Я уже спустился в небольшой читальный зал, располагавшийся в подвале. Книжные полки, залитые искусственным светом, ломились от путеводителей, атласов и переплетенных экземпляров «Протоколов заседаний Королевского географического общества». Бо́льшую часть коллекции общества, включающей в себя свыше двух миллионов карт, ценных предметов, фотографий и отчетов об экспедициях, несколько лет назад перенесли из этих, как их называли, «диккенсовских условий» в кондиционированные катакомбы, и я видел, как сотрудники снуют туда-сюда, входя в них через боковую дверь и выходя обратно.
Когда я сказал архивистке, что разыскиваю бумаги Фосетта, она бросила на меня озадаченный взгляд.
– Что такое? – спросил я.
– Видите ли, многие из тех, кто интересуется Фосеттом, несколько… как бы вам сказать…

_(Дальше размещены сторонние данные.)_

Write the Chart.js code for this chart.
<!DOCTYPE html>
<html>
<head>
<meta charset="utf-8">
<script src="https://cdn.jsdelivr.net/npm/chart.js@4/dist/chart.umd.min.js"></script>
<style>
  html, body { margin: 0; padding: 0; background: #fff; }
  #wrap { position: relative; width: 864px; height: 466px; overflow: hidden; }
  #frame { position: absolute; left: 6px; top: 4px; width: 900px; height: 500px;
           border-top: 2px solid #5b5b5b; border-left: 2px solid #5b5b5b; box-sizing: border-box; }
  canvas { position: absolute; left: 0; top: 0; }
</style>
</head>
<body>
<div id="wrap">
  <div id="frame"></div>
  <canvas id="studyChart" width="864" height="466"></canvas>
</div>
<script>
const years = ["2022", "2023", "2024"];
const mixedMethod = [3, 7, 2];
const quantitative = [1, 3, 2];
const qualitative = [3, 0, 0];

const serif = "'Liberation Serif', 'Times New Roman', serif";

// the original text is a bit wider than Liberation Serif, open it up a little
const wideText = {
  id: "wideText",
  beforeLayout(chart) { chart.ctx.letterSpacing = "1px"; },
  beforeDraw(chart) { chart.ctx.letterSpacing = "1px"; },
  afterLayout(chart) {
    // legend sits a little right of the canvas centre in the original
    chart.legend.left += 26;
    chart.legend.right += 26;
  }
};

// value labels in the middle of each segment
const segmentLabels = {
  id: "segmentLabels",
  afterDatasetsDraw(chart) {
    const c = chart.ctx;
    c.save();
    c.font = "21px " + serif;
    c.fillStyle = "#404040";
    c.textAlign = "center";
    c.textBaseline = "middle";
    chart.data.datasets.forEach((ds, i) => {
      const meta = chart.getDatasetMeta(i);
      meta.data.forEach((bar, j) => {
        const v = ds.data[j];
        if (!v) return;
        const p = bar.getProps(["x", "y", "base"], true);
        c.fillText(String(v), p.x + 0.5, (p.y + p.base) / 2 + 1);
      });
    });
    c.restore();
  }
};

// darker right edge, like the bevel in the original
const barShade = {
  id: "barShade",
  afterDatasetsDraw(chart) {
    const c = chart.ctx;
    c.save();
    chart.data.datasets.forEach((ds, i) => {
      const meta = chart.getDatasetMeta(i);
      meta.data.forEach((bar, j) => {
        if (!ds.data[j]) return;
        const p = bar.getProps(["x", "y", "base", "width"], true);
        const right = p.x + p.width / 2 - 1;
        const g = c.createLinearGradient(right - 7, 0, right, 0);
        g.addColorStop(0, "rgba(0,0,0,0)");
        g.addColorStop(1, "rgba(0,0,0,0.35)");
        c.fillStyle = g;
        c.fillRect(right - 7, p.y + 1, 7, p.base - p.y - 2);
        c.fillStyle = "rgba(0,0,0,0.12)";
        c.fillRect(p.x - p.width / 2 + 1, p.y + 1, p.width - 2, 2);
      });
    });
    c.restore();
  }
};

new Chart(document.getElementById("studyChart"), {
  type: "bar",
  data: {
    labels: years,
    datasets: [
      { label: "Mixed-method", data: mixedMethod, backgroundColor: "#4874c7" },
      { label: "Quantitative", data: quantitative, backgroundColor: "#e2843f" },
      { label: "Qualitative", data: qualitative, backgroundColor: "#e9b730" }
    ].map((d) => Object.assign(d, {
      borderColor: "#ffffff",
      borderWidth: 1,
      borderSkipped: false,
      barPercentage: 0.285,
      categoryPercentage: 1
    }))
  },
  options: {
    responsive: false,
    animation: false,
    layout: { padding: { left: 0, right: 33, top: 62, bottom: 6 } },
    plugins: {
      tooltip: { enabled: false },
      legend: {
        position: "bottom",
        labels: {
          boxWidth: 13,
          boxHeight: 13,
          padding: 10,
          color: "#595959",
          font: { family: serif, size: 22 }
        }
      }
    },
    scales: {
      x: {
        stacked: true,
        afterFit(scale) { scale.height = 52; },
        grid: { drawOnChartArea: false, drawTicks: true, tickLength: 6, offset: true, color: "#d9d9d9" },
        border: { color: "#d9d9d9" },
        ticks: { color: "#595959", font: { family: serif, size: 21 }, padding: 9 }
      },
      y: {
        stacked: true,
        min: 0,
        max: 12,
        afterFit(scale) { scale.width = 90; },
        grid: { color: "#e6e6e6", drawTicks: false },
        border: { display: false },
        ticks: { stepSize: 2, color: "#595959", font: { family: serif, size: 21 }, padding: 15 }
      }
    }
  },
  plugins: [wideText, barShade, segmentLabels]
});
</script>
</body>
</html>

Она исчезла в катакомбах, и ее голос затерялся вдали. Ожидая ее возвращения, я пролистал несколько отчетов об экспедициях, организованных при поддержке общества. Один из них описывал путешествие 1844 года, возглавляемое Чарльзом Стартом и его помощником Джеймсом Пулом: они обследовали австралийскую пустыню в поисках мифического внутреннего моря. «Жара здесь настолько сильна, что… волосы у нас перестали расти, и ногти стали хрупкими, как стекло, – писал Старт в дневнике. – Всех нас поразила цинга. На нас обрушилась жестокая головная боль, ломота в суставах, у нас распухли десны, и в них появились язвы. М-ру Пулу делалось все хуже и хуже; наконец кожа на его мышцах почернела, и он перестал владеть нижними конечностями. 14-го числа он внезапно скончался». Внутреннего моря в Австралии никогда не существовало, и эти отчеты показали мне, сколь многое в географических открытиях основано на тактических ошибках и фантазиях – на неудачах, а не на успехе. Может быть, общество и покорило мир, но лишь после того, как мир покорил его членов. В длинном списке тех, кого общество принесло в жертву, Фосетт попадает в особую категорию – и не живых, и не мертвых, или, по выражению одного писателя, «живых мертвецов».

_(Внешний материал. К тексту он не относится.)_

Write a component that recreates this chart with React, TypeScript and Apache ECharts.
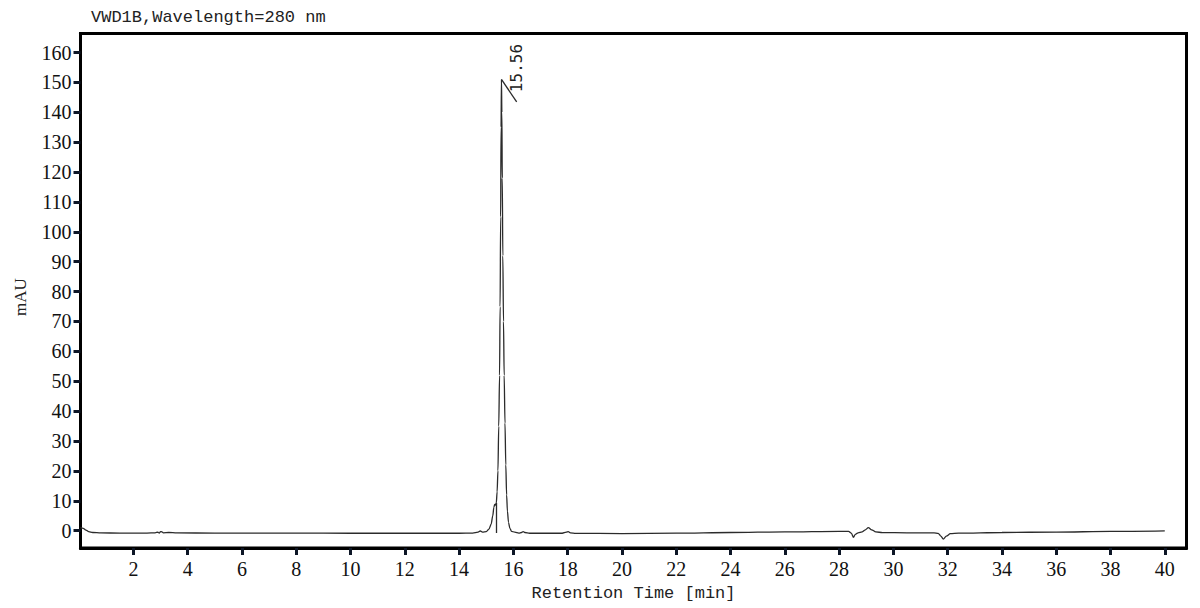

Вскоре архивистка вернулась из хранилища с полудюжиной папок в обложках из крапчатой кожи. Когда она положила их на стол, с них полетела лиловатая пыль.
– Придется вам надеть вот это, – сказала она, передавая мне пару белых перчаток.
Натянув их, я раскрыл первую папку: из нее вывалились желтоватые, ломкие от ветхости письма. На страницах видны были слова, написанные невероятно мелким и косым почерком, выведенные слитно, точно в шифровке. Это был почерк Фосетта. Я взял один из листков и расправил его на столе перед собой. Письмо датировалось 1915 годом и начиналось так: «Дорогой Ривз…». Имя было знакомое, и я открыл один из справочников Королевского географического общества и просмотрел именной указатель. Эдвард Эйрст Ривз работал куратором картографического отдела общества с 1900 по 1933 год.